Press Has New Gripes Against NYPD After Occupy's Obama Protest

Press Has New Gripes Against NYPD After Occupy's Obama Protest

At an Occupy Wall Street protest of President Barack Obama's fundraiser in New York on Wednesday, members of the press say police kept them out of an area cordoned off for protesters, in conflict with Police Commissioner Ray Kelly's recent directive that cops not interfere with media. More than 100 protesters showed up at the Midtown Sheraton to register their frustration with Obama's policies, holding signs saying things like "Obama is a corporate puppet" and "War crimes must be stopped, no matter who does them," which The New York Times called "the Occupy protest’s most pointed criticism to date of the president." But not all reporters could get as close to the protest as The Times Matt Flegenheimer did, according to Gothamist, which reported that "after the protesters arrived near the hotel, they were suddenly penned in by police, told they were in a 'frozen zone' and not permitted to leave until after the president departed." Journalists trying to cover the protest were reportedly kept out of that zone:

Several reporters were kept away from the area by police, and MSNBC's Meg Robertson tells Capital New York, "I identified myself to a number of NYPD as a member of the press and they would not let me close to the penned in area."
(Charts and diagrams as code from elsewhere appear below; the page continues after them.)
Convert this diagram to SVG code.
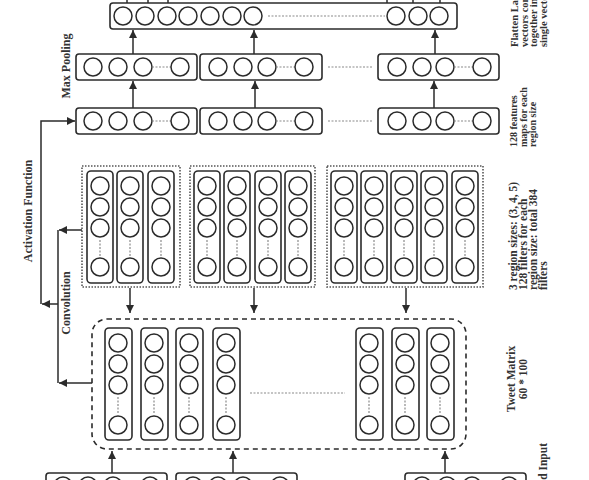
<svg xmlns="http://www.w3.org/2000/svg" width="589" height="480" viewBox="0 0 589 480">
<style>
.box{fill:none;stroke:#2b2b2b;stroke-width:1.6}
.c{fill:#fff;stroke:#2b2b2b;stroke-width:1.5}
.dot{fill:none;stroke:#8a8a8a;stroke-width:1.2;stroke-dasharray:2 1.5}
.grp{fill:none;stroke:#555;stroke-width:1.6;stroke-dasharray:1.5 1.5}
.tm{fill:none;stroke:#2b2b2b;stroke-width:1.6;stroke-dasharray:5 4}
.ln{fill:none;stroke:#2b2b2b;stroke-width:1.5;marker-end:url(#ah)}
.pl{fill:none;stroke:#2b2b2b;stroke-width:1.5}
.lbl{font-family:"Liberation Serif","Times New Roman",serif;font-weight:bold;fill:#333}
</style>
<defs>
<marker id="ah" markerUnits="userSpaceOnUse" markerWidth="9" markerHeight="8" refX="8" refY="4" orient="auto"><path d="M0,0 L8,4 L0,8 z" fill="#2b2b2b"/></marker>
</defs>
<rect width="589" height="480" fill="#fff"/>

<g id="flatten">
<rect class="box" x="110" y="3" width="347" height="26" rx="3"/>
<circle class="c" cx="123" cy="16" r="9"/><circle class="c" cx="145" cy="16" r="9"/><circle class="c" cx="167" cy="16" r="9"/><circle class="c" cx="188" cy="16" r="9"/><circle class="c" cx="210" cy="16" r="9"/><circle class="c" cx="232" cy="16" r="9"/><circle class="c" cx="253" cy="16" r="9"/>
<line class="dot" x1="268" y1="16" x2="385" y2="16"/>
<circle class="c" cx="396" cy="16" r="9"/><circle class="c" cx="418" cy="16" r="9"/><circle class="c" cx="439" cy="16" r="9"/>
</g>

<g id="maxpool">
<rect class="box" x="76" y="54" width="121" height="26" rx="3"/>
<circle class="c" cx="93" cy="67" r="9"/><circle class="c" cx="118" cy="67" r="9"/><circle class="c" cx="143" cy="67" r="9"/><line class="dot" x1="152" y1="67" x2="171" y2="67"/><circle class="c" cx="180" cy="67" r="9"/>
<rect class="box" x="200" y="54" width="122" height="26" rx="3"/>
<circle class="c" cx="218" cy="67" r="9"/><circle class="c" cx="243" cy="67" r="9"/><circle class="c" cx="267" cy="67" r="9"/><line class="dot" x1="276" y1="67" x2="295" y2="67"/><circle class="c" cx="304" cy="67" r="9"/>
<line class="dot" x1="328" y1="67" x2="372" y2="67"/>
<rect class="box" x="378" y="54" width="121" height="26" rx="3"/>
<circle class="c" cx="397" cy="67" r="9"/><circle class="c" cx="422" cy="67" r="9"/><circle class="c" cx="445" cy="67" r="9"/><line class="dot" x1="454" y1="67" x2="473" y2="67"/><circle class="c" cx="482" cy="67" r="9"/>
</g>

<g id="featuremaps">
<rect class="box" x="76" y="108" width="121" height="26" rx="3"/>
<circle class="c" cx="93" cy="121" r="9"/><circle class="c" cx="118" cy="121" r="9"/><circle class="c" cx="143" cy="121" r="9"/><line class="dot" x1="152" y1="121" x2="171" y2="121"/><circle class="c" cx="180" cy="121" r="9"/>
<rect class="box" x="200" y="108" width="122" height="26" rx="3"/>
<circle class="c" cx="218" cy="121" r="9"/><circle class="c" cx="243" cy="121" r="9"/><circle class="c" cx="267" cy="121" r="9"/><line class="dot" x1="276" y1="121" x2="295" y2="121"/><circle class="c" cx="304" cy="121" r="9"/>
<line class="dot" x1="328" y1="121" x2="372" y2="121"/>
<rect class="box" x="378" y="108" width="121" height="26" rx="3"/>
<circle class="c" cx="397" cy="121" r="9"/><circle class="c" cx="422" cy="121" r="9"/><circle class="c" cx="445" cy="121" r="9"/><line class="dot" x1="454" y1="121" x2="473" y2="121"/><circle class="c" cx="482" cy="121" r="9"/>
</g>

<g id="filters1">
<rect class="grp" x="82" y="166" width="98" height="121"/>
<rect class="box" x="87" y="171" width="26" height="112" rx="4"/><circle class="c" cx="100" cy="186" r="9"/><circle class="c" cx="100" cy="207" r="9"/><circle class="c" cx="100" cy="228" r="9"/><line class="dot" x1="100" y1="240" x2="100" y2="256"/><circle class="c" cx="100" cy="267" r="9"/>
<rect class="box" x="117" y="171" width="26" height="112" rx="4"/><circle class="c" cx="130" cy="186" r="9"/><circle class="c" cx="130" cy="207" r="9"/><circle class="c" cx="130" cy="228" r="9"/><line class="dot" x1="130" y1="240" x2="130" y2="256"/><circle class="c" cx="130" cy="267" r="9"/>
<rect class="box" x="148" y="171" width="26" height="112" rx="4"/><circle class="c" cx="161" cy="186" r="9"/><circle class="c" cx="161" cy="207" r="9"/><circle class="c" cx="161" cy="228" r="9"/><line class="dot" x1="161" y1="240" x2="161" y2="256"/><circle class="c" cx="161" cy="267" r="9"/>
</g>

<g id="filters2">
<rect class="grp" x="190" y="166" width="125" height="121"/>
<rect class="box" x="194" y="171" width="26" height="112" rx="4"/><circle class="c" cx="207" cy="186" r="9"/><circle class="c" cx="207" cy="207" r="9"/><circle class="c" cx="207" cy="228" r="9"/><line class="dot" x1="207" y1="240" x2="207" y2="256"/><circle class="c" cx="207" cy="267" r="9"/>
<rect class="box" x="224" y="171" width="26" height="112" rx="4"/><circle class="c" cx="237" cy="186" r="9"/><circle class="c" cx="237" cy="207" r="9"/><circle class="c" cx="237" cy="228" r="9"/><line class="dot" x1="237" y1="240" x2="237" y2="256"/><circle class="c" cx="237" cy="267" r="9"/>
<rect class="box" x="255" y="171" width="26" height="112" rx="4"/><circle class="c" cx="268" cy="186" r="9"/><circle class="c" cx="268" cy="207" r="9"/><circle class="c" cx="268" cy="228" r="9"/><line class="dot" x1="268" y1="240" x2="268" y2="256"/><circle class="c" cx="268" cy="267" r="9"/>
<rect class="box" x="285" y="171" width="26" height="112" rx="4"/><circle class="c" cx="298" cy="186" r="9"/><circle class="c" cx="298" cy="207" r="9"/><circle class="c" cx="298" cy="228" r="9"/><line class="dot" x1="298" y1="240" x2="298" y2="256"/><circle class="c" cx="298" cy="267" r="9"/>
</g>

<g id="filters3">
<rect class="grp" x="327" y="166" width="156" height="121"/>
<rect class="box" x="331" y="171" width="26" height="112" rx="4"/><circle class="c" cx="344" cy="186" r="9"/><circle class="c" cx="344" cy="207" r="9"/><circle class="c" cx="344" cy="228" r="9"/><line class="dot" x1="344" y1="240" x2="344" y2="256"/><circle class="c" cx="344" cy="267" r="9"/>
<rect class="box" x="361" y="171" width="26" height="112" rx="4"/><circle class="c" cx="374" cy="186" r="9"/><circle class="c" cx="374" cy="207" r="9"/><circle class="c" cx="374" cy="228" r="9"/><line class="dot" x1="374" y1="240" x2="374" y2="256"/><circle class="c" cx="374" cy="267" r="9"/>
<rect class="box" x="391" y="171" width="26" height="112" rx="4"/><circle class="c" cx="404" cy="186" r="9"/><circle class="c" cx="404" cy="207" r="9"/><circle class="c" cx="404" cy="228" r="9"/><line class="dot" x1="404" y1="240" x2="404" y2="256"/><circle class="c" cx="404" cy="267" r="9"/>
<rect class="box" x="421" y="171" width="26" height="112" rx="4"/><circle class="c" cx="434" cy="186" r="9"/><circle class="c" cx="434" cy="207" r="9"/><circle class="c" cx="434" cy="228" r="9"/><line class="dot" x1="434" y1="240" x2="434" y2="256"/><circle class="c" cx="434" cy="267" r="9"/>
<rect class="box" x="452" y="171" width="26" height="112" rx="4"/><circle class="c" cx="465" cy="186" r="9"/><circle class="c" cx="465" cy="207" r="9"/><circle class="c" cx="465" cy="228" r="9"/><line class="dot" x1="465" y1="240" x2="465" y2="256"/><circle class="c" cx="465" cy="267" r="9"/>
</g>

<g id="tweetmatrix">
<rect class="tm" x="92" y="319" width="374" height="130" rx="15"/>
<rect class="box" x="105" y="328" width="27" height="112" rx="4"/><circle class="c" cx="118" cy="343" r="9"/><circle class="c" cx="118" cy="364" r="9"/><circle class="c" cx="118" cy="385" r="9"/><line class="dot" x1="118" y1="397" x2="118" y2="413"/><circle class="c" cx="118" cy="425" r="9"/>
<rect class="box" x="141" y="328" width="27" height="112" rx="4"/><circle class="c" cx="154" cy="343" r="9"/><circle class="c" cx="154" cy="364" r="9"/><circle class="c" cx="154" cy="385" r="9"/><line class="dot" x1="154" y1="397" x2="154" y2="413"/><circle class="c" cx="154" cy="425" r="9"/>
<rect class="box" x="176" y="328" width="27" height="112" rx="4"/><circle class="c" cx="189" cy="343" r="9"/><circle class="c" cx="189" cy="364" r="9"/><circle class="c" cx="189" cy="385" r="9"/><line class="dot" x1="189" y1="397" x2="189" y2="413"/><circle class="c" cx="189" cy="425" r="9"/>
<rect class="box" x="213" y="328" width="27" height="112" rx="4"/><circle class="c" cx="226" cy="343" r="9"/><circle class="c" cx="226" cy="364" r="9"/><circle class="c" cx="226" cy="385" r="9"/><line class="dot" x1="226" y1="397" x2="226" y2="413"/><circle class="c" cx="226" cy="425" r="9"/>
<line class="dot" x1="250" y1="393" x2="345" y2="393"/>
<rect class="box" x="356" y="328" width="27" height="112" rx="4"/><circle class="c" cx="369" cy="343" r="9"/><circle class="c" cx="369" cy="364" r="9"/><circle class="c" cx="369" cy="385" r="9"/><line class="dot" x1="369" y1="397" x2="369" y2="413"/><circle class="c" cx="369" cy="425" r="9"/>
<rect class="box" x="392" y="328" width="27" height="112" rx="4"/><circle class="c" cx="405" cy="343" r="9"/><circle class="c" cx="405" cy="364" r="9"/><circle class="c" cx="405" cy="385" r="9"/><line class="dot" x1="405" y1="397" x2="405" y2="413"/><circle class="c" cx="405" cy="425" r="9"/>
<rect class="box" x="427" y="328" width="27" height="112" rx="4"/><circle class="c" cx="440" cy="343" r="9"/><circle class="c" cx="440" cy="364" r="9"/><circle class="c" cx="440" cy="385" r="9"/><line class="dot" x1="440" y1="397" x2="440" y2="413"/><circle class="c" cx="440" cy="425" r="9"/>
</g>

<g id="input">
<rect class="box" x="46" y="473" width="121" height="26" rx="3"/>
<circle class="c" cx="63" cy="486" r="9"/><circle class="c" cx="88" cy="486" r="9"/><circle class="c" cx="113" cy="486" r="9"/><circle class="c" cx="150" cy="486" r="9"/>
<rect class="box" x="176" y="473" width="121" height="26" rx="3"/>
<circle class="c" cx="193" cy="486" r="9"/><circle class="c" cx="218" cy="486" r="9"/><circle class="c" cx="243" cy="486" r="9"/><circle class="c" cx="280" cy="486" r="9"/>
<rect class="box" x="405" y="473" width="121" height="26" rx="3"/>
<circle class="c" cx="422" cy="486" r="9"/><circle class="c" cx="447" cy="486" r="9"/><circle class="c" cx="472" cy="486" r="9"/><circle class="c" cx="509" cy="486" r="9"/>
</g>

<g id="connectors">
<line class="pl" x1="127" y1="3" x2="127" y2="0"/><line class="pl" x1="148" y1="3" x2="148" y2="0"/><line class="pl" x1="168" y1="3" x2="168" y2="0"/>
<line class="pl" x1="387" y1="3" x2="387" y2="0"/><line class="pl" x1="413" y1="3" x2="413" y2="0"/><line class="pl" x1="440" y1="3" x2="440" y2="0"/>
<line class="ln" x1="133" y1="54" x2="133" y2="30"/>
<line class="ln" x1="254" y1="54" x2="254" y2="30"/>
<line class="ln" x1="435" y1="54" x2="435" y2="30"/>
<line class="ln" x1="133" y1="108" x2="133" y2="81"/>
<line class="ln" x1="255" y1="108" x2="255" y2="81"/>
<line class="ln" x1="434" y1="108" x2="434" y2="81"/>
<path class="ln" d="M41,304 L41,121 L75,121"/>
<line class="ln" x1="58" y1="304" x2="42" y2="304"/>
<line class="pl" x1="58" y1="230" x2="58" y2="383"/>
<line class="ln" x1="82" y1="230" x2="59" y2="230"/>
<line class="ln" x1="92" y1="383" x2="59" y2="383"/>
<line class="ln" x1="130" y1="288" x2="130" y2="313"/>
<line class="ln" x1="254" y1="288" x2="254" y2="313"/>
<line class="ln" x1="406" y1="288" x2="406" y2="313"/>
<line class="ln" x1="112" y1="473" x2="112" y2="451"/>
<line class="ln" x1="233" y1="473" x2="233" y2="451"/>
<line class="ln" x1="445" y1="473" x2="445" y2="451"/>
</g>

<g id="labels" class="lbl">
<text font-size="12" text-anchor="middle" transform="rotate(-90 32 211)" x="32" y="211">Activation Function</text>
<text font-size="12" text-anchor="middle" transform="rotate(-90 70 303)" x="70" y="303">Convolution</text>
<text font-size="12" text-anchor="middle" transform="rotate(-90 70 66)" x="70" y="66">Max Pooling</text>
<g font-size="10.5">
<text transform="rotate(-90 518 47)" x="518" y="47">Flatten Layer</text>
<text transform="rotate(-90 527.5 47)" x="527.5" y="47">vectors concatenated</text>
<text transform="rotate(-90 537 47)" x="537" y="47">together into a</text>
<text transform="rotate(-90 546.5 47)" x="546.5" y="47">single vector</text>
</g>
<g font-size="10">
<text transform="rotate(-90 517 147)" x="517" y="147">128 features</text>
<text transform="rotate(-90 526.5 147)" x="526.5" y="147">maps for each</text>
<text transform="rotate(-90 536 147)" x="536" y="147">region size</text>
</g>
<g font-size="11.5">
<text transform="rotate(-90 517 290)" x="517" y="290">3 region sizes: (3, 4, 5)</text>
<text transform="rotate(-90 527 290)" x="527" y="290">128 filters for each</text>
<text transform="rotate(-90 537 290)" x="537" y="290">region size: total 384</text>
<text transform="rotate(-90 547 290)" x="547" y="290">filters</text>
<text text-anchor="middle" transform="rotate(-90 515 379)" x="515" y="379">Tweet Matrix</text>
<text text-anchor="middle" transform="rotate(-90 527 379)" x="527" y="379">60 * 100</text>
<text text-anchor="end" transform="rotate(-90 547 443)" x="547" y="443">Word Embedded Input</text>
</g>
</g>
</svg>
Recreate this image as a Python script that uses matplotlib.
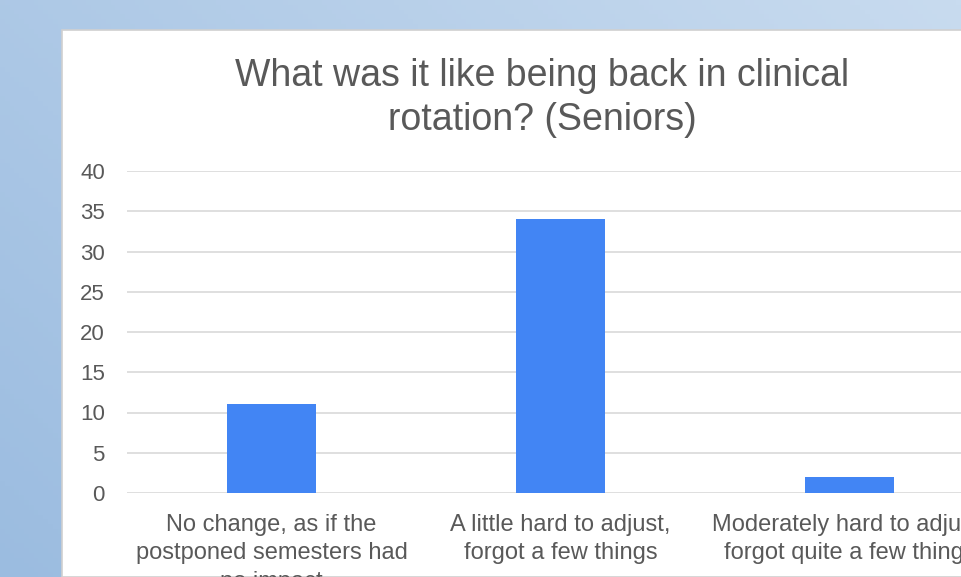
import numpy as np
import matplotlib.pyplot as plt
from matplotlib.patches import Rectangle

# data
categories = ['No change, as if the\npostponed semesters had\nno impact',
              'A little hard to adjust,\nforgot a few things',
              'Moderately hard to adjust,\nforgot quite a few things']
counts = [11, 34, 2]
y_ticks = [0, 5, 10, 15, 20, 25, 30, 35, 40]

plt.rcParams['font.family'] = ['Liberation Sans', 'DejaVu Sans']
text_col = '#595959'

fig = plt.figure(figsize=(9.61, 5.77), dpi=100)

# blue slide background behind the chart
bg = fig.add_axes([0, 0, 1, 1], zorder=-10)
gx, gy = np.meshgrid(np.linspace(0, 1, 200), np.linspace(0, 1, 120))
t = 0.6 * gx + 0.4 * gy
c0 = np.array([155, 188, 224]) / 255
c1 = np.array([200, 219, 239]) / 255
img = c0[None, None, :] * (1 - t[..., None]) + c1[None, None, :] * t[..., None]
bg.imshow(img, origin='lower', extent=[0, 1, 0, 1], aspect='auto')
bg.set_xlim(0, 1)
bg.set_ylim(0, 1)
bg.axis('off')

# white chart panel
panel = Rectangle((62 / 961, 0), 1.0, 1 - 30 / 577, transform=fig.transFigure,
                  facecolor='white', edgecolor='#d0d0d0', linewidth=1.2, zorder=-5)
fig.patches.append(panel)

# plot area
left = 127 / 961
bottom = 1 - 493 / 577
height = (493 - 171) / 577
ax = fig.add_axes([left, bottom, 1 - left, height])
x = np.arange(len(categories))
ax.bar(x, counts, width=0.308, color='#4285f4', zorder=3)
ax.set_xlim(-0.5, -0.5 + (961 - 127) / 289)
ax.set_ylim(0, 40)
ax.set_yticks(y_ticks)
ax.set_xticks(x)
ax.set_xticklabels(categories, linespacing=1.38)
ax.grid(axis='y', color='#d9d9d9', linewidth=1.2, zorder=0)
ax.set_axisbelow(True)
for s in ax.spines.values():
    s.set_visible(False)
ax.tick_params(axis='y', length=0, pad=16, labelsize=16, labelcolor=text_col)
ax.tick_params(axis='x', length=0, pad=15, labelsize=17, labelcolor=text_col)
ax.patch.set_alpha(0)

fig.text(542 / 961, 1 - 98 / 577,
         'What was it like being back in clinical\nrotation? (Seniors)',
         ha='center', va='center', fontsize=27, color=text_col, linespacing=1.3)

fig.savefig('out.png', dpi=100)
Another journalist, Andrew Katz, says, "One officer actually said I could go into the kettle where the protesters were, but [another] officer grabbed my arm, and then [Harkinson], and said we had to leave the area. Three officers, including a female officer who gripped her arm around my hip, escorted us a block down to 52nd Street behind a set of barricades."

The police control of the press comes after NYPD Commissioner Ray Kelly issued a directive to cops telling them not to interfere with media access to protests following complaints that reporters had been kept out of the Nov. 15 crackdown on Zuccotti Park. The Atlantic's Alexis Madrigal predicted on Wednesday, after Los Angeles police successfully controlled media during their own crackdown, that similar police control of the press at protests would spread.